BTW, this was sitting around as a draft for years. I'm glad I kept it and came back to review it. One of the original premises of the blog was to keep track of funny things the kids did and said at some point in time so we could come back to them in the future.

Come to think of it, here's one from this week. Graham voted in Chapel Hill's municipal elections on Tuesday. I am pretty sure he had the good sense to vote for Jess Anderson and a smattering of the candidates for Town Council who aren't part of Adam Searing's block, though I stop short of asking him directly because after all it is America and he deserves the sanctity of the voting booth.

Graham did say that Adam Searing was at the polling place when he went there on Tuesday and that he said hello and told Adam he had been unable to attend an information session Adam and cronies had done near our house because of a very bad sore throat. Bravo.

Saturday, November 04, 2023

Roadside Library

Back in 2013 I drove north in August to New York without the family. I honestly can't remember why that was the case.
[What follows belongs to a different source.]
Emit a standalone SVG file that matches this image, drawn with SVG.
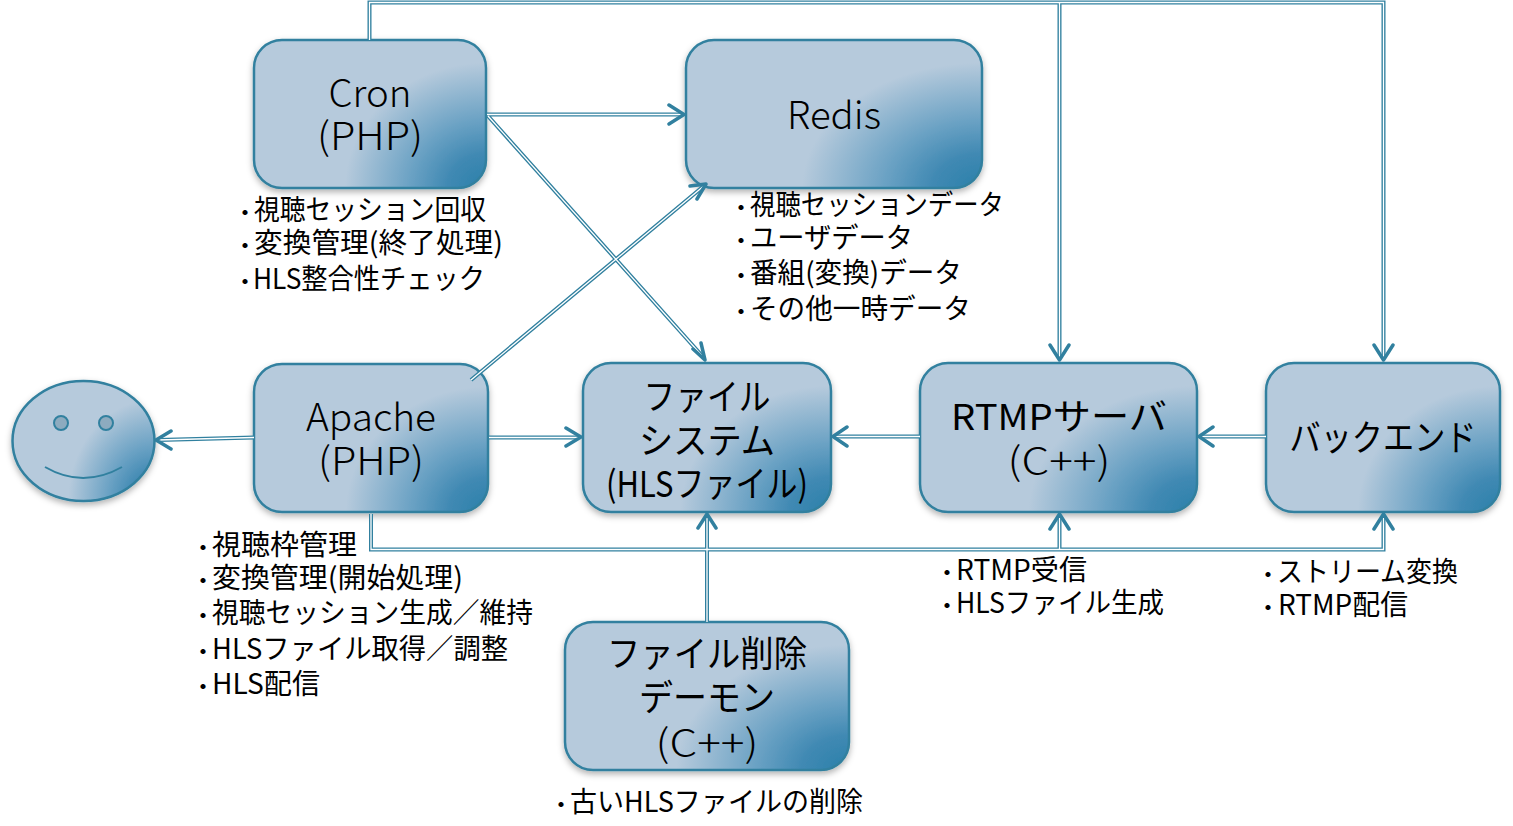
<svg xmlns="http://www.w3.org/2000/svg" width="1513" height="826" viewBox="0 0 1513 826">
<style>
text{font-family:"Noto Sans CJK JP","Noto Sans",sans-serif;fill:#000}
.m{font-size:38px;text-anchor:middle;font-weight:300}
.k{font-size:36px;text-anchor:middle;font-weight:400}
.j{font-weight:400}
.l{font-size:28px;font-weight:400}
.b{font-size:20px;font-weight:700}
.box{fill:url(#g);stroke:#31809f;stroke-width:2.5;filter:url(#s)}
.o{fill:none;stroke:#31809f;stroke-width:4}
.i{fill:none;stroke:#fff;stroke-width:1.3}
.a{fill:none;stroke:#31809f;stroke-width:3.5;stroke-linecap:round;stroke-linejoin:round}
</style>
<defs>
<radialGradient id="g" cx="1" cy="1" r="1" gradientTransform="translate(1 1) scale(.66 .92) translate(-1 -1)">
<stop offset="0" stop-color="#2a80aa"/><stop offset="0.25" stop-color="#4089b3"/><stop offset="0.5" stop-color="#6ba2c4"/><stop offset="0.92" stop-color="#b6cadc"/>
</radialGradient>
<filter id="s" x="-10%" y="-10%" width="120%" height="125%"><feDropShadow dx="0" dy="3" stdDeviation="3" flood-color="#000" flood-opacity="0.3"/></filter>
</defs>
<g id="cron"><rect class="box" x="254" y="40" width="232" height="148" rx="28"/><text class="m" x="370" y="107" textLength="83" lengthAdjust="spacingAndGlyphs">Cron</text><text class="m" x="370" y="150" textLength="106" lengthAdjust="spacingAndGlyphs">(PHP)</text></g>
<g id="redis"><rect class="box" x="686" y="40" width="296" height="148" rx="28"/><text class="m" x="834" y="129" textLength="94" lengthAdjust="spacingAndGlyphs">Redis</text></g>
<g id="apache"><rect class="box" x="254" y="364" width="234" height="148" rx="28"/><text class="m" x="371" y="431" textLength="130" lengthAdjust="spacingAndGlyphs">Apache</text><text class="m" x="371" y="475" textLength="106" lengthAdjust="spacingAndGlyphs">(PHP)</text></g>
<g id="fs"><rect class="box" x="583" y="363" width="248" height="149" rx="28"/><text class="k" x="707" y="410" textLength="127" lengthAdjust="spacingAndGlyphs">ファイル</text><text class="k" x="707" y="454" textLength="136" lengthAdjust="spacingAndGlyphs">システム</text><text class="k" x="707" y="497" textLength="202" lengthAdjust="spacingAndGlyphs">(HLSファイル)</text></g>
<g id="rtmp"><rect class="box" x="920" y="363" width="277" height="149" rx="28"/><text class="k" x="1059" y="430" textLength="216" lengthAdjust="spacingAndGlyphs">RTMPサーバ</text><text class="m" x="1059" y="475" textLength="103" lengthAdjust="spacingAndGlyphs">(C++)</text></g>
<g id="backend"><rect class="box" x="1266" y="363" width="234" height="149" rx="28"/><text class="k" x="1383" y="451" textLength="187" lengthAdjust="spacingAndGlyphs">バックエンド</text></g>
<g id="del"><rect class="box" x="565" y="622" width="284" height="148" rx="28"/><text class="k" x="707" y="667" textLength="200" lengthAdjust="spacingAndGlyphs">ファイル削除</text><text class="k" x="707" y="711" textLength="136" lengthAdjust="spacingAndGlyphs">デーモン</text><text class="m" x="707" y="757" textLength="103" lengthAdjust="spacingAndGlyphs">(C++)</text></g>
<g id="user"><ellipse cx="83.500" cy="441" rx="71" ry="60" fill="url(#g)" stroke="#31809f" stroke-width="2.500" filter="url(#s)"/><circle cx="61" cy="423" r="7" fill="#8dabbf" stroke="#31809f" stroke-width="2"/><circle cx="106" cy="423" r="7" fill="#8dabbf" stroke="#31809f" stroke-width="2"/><path d="M45 467Q83 489 122 467" fill="none" stroke="#31809f" stroke-width="2"/></g>
<g id="connectors">
<path class="o" d="M369.500 40V2.500H1383.500V358M1059.500 2.500V358M487 114.500H683M488 116L704 358M471 380L705 185M254 437.500L158 440M489 437.500H579M920 436.500H835M1266 436.500H1201M371 514V549.500H1059.500V516M1059.500 549.500H1383.500V516M707 622V516"/>
<path class="i" d="M369.500 40V2.500H1383.500V358M1059.500 2.500V358M487 114.500H683M488 116L704 358M471 380L705 185M254 437.500L158 440M489 437.500H579M920 436.500H835M1266 436.500H1201M371 514V549.500H1059.500V516M1059.500 549.500H1383.500V516M707 622V516"/>
<path class="a" d="M669 105L684 114.500L669 124M693 349L705 360L701 343M690 186L706 184L697 199M171 431L156 440L171 449M566 428L581 437L566 446M847 427L833 436.500L847 446M1213 427L1199 436.500L1213 446M1050 345L1059.500 360L1069 345M1374 345L1383.500 360L1393 345M1050 529L1059.500 514L1069 529M1374 529L1383.500 514L1393 529M698 528L707 514L716 528"/>
</g>
<g id="notes">
<text class="l" x="235" y="220"><tspan class="b">・</tspan><tspan x="254" textLength="232" lengthAdjust="spacingAndGlyphs">視聴セッション回収</tspan></text>
<text class="l" x="235" y="253"><tspan class="b">・</tspan><tspan x="254" textLength="249" lengthAdjust="spacingAndGlyphs">変換管理(終了処理)</tspan></text>
<text class="l" x="235" y="289"><tspan class="b">・</tspan><tspan x="253" textLength="232" lengthAdjust="spacingAndGlyphs">HLS整合性チェック</tspan></text>
<text class="l" x="731" y="215"><tspan class="b">・</tspan><tspan x="750" textLength="254" lengthAdjust="spacingAndGlyphs">視聴セッションデータ</tspan></text>
<text class="l" x="731" y="248"><tspan class="b">・</tspan><tspan x="750" textLength="163" lengthAdjust="spacingAndGlyphs">ユーザデータ</tspan></text>
<text class="l" x="731" y="283"><tspan class="b">・</tspan><tspan x="750" textLength="212" lengthAdjust="spacingAndGlyphs">番組(変換)データ</tspan></text>
<text class="l" x="731" y="319"><tspan class="b">・</tspan><tspan x="750" textLength="221" lengthAdjust="spacingAndGlyphs">その他一時データ</tspan></text>
<text class="l" x="193" y="555"><tspan class="b">・</tspan><tspan x="212" textLength="145" lengthAdjust="spacingAndGlyphs">視聴枠管理</tspan></text>
<text class="l" x="193" y="588"><tspan class="b">・</tspan><tspan x="212" textLength="251" lengthAdjust="spacingAndGlyphs">変換管理(開始処理)</tspan></text>
<text class="l" x="193" y="623"><tspan class="b">・</tspan><tspan x="212" textLength="321" lengthAdjust="spacingAndGlyphs">視聴セッション生成／維持</tspan></text>
<text class="l" x="193" y="659"><tspan class="b">・</tspan><tspan x="212" textLength="296" lengthAdjust="spacingAndGlyphs">HLSファイル取得／調整</tspan></text>
<text class="l" x="193" y="694"><tspan class="b">・</tspan><tspan x="212" textLength="108" lengthAdjust="spacingAndGlyphs">HLS配信</tspan></text>
<text class="l" x="937" y="580"><tspan class="b">・</tspan><tspan x="956" textLength="131" lengthAdjust="spacingAndGlyphs">RTMP受信</tspan></text>
<text class="l" x="937" y="613"><tspan class="b">・</tspan><tspan x="956" textLength="208" lengthAdjust="spacingAndGlyphs">HLSファイル生成</tspan></text>
<text class="l" x="1258" y="582"><tspan class="b">・</tspan><tspan x="1277" textLength="181" lengthAdjust="spacingAndGlyphs">ストリーム変換</tspan></text>
<text class="l" x="1258" y="615"><tspan class="b">・</tspan><tspan x="1278" textLength="130" lengthAdjust="spacingAndGlyphs">RTMP配信</tspan></text>
<text class="l" x="551" y="812"><tspan class="b">・</tspan><tspan x="570" textLength="293" lengthAdjust="spacingAndGlyphs">古いHLSファイルの削除</tspan></text>
</g>
</svg>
Northwest of Clarksville, VA I passed a charming little library in what looks to have once been an old country store. The Wylliesburg Public Library. Some of you may remember reading about it here. On the way back from where I was west of Richmond yesterday I decided to blow off the 95/85 corridor once more and realized I'd be going past there again, so I decided to stop and investigate.

The library was closed when I got there. It is usually open M, W, F 9-5 and Saturday 9-12. If I had to bet I would wager that books on the LGBTQ experience are dramatically underrepresented, but I really don't care. I really like the fact that this library exists and that there's a place for rural folks and kids to come and borrow books. If I could figure out how I would donate some money.

Wednesday, November 01, 2023

From the mean streets of Clark Hills

Last night, for the second year in a row, instead of waiting with baited breath in our respective homes for hordes trick or treaters we knew would not come, we all gathered in the Sherman-Jollis driveway next door for an outdoor fire, chili, snacks and baked goods. I made a cornbread in a big old cast iron pan, which has become surprisingly easy now that I've done it a few times.

At its peak last night there were about fourteen of us, almost all empty nesters plus Dylan and Christine, the younger couple across the street who either haven't gotten around to having kids or for some reason decided not to. For all of our sakes over the long run, I hope they change their mind. Over the short run too, it's nice to see kids around.

At a federal and state level, it would be better to see more kids, because they'll be growing up and paying into Social Security, Medicare, and income taxes as we age and need benefits. The local school system, of course, is all too happy for us to stick around paying high property taxes but not sending kids to school, which costs money.

But why am I going off on money all the time. Last night we saw all of one trick or treater. One. All night. Yes it is hilly and yes the lots are large, so kids theoretically need to work hard to get any candy. But in fact that one kid could have just taken our bowls of candy, dumped it in his plastic pumpkin and called it a night. One trick or treater is a new all time low.

But we had a great time sitting around the fire, telling stories about old neighbors, their pets, storms of yore, growing up. The last five of us finally went home around 10:30.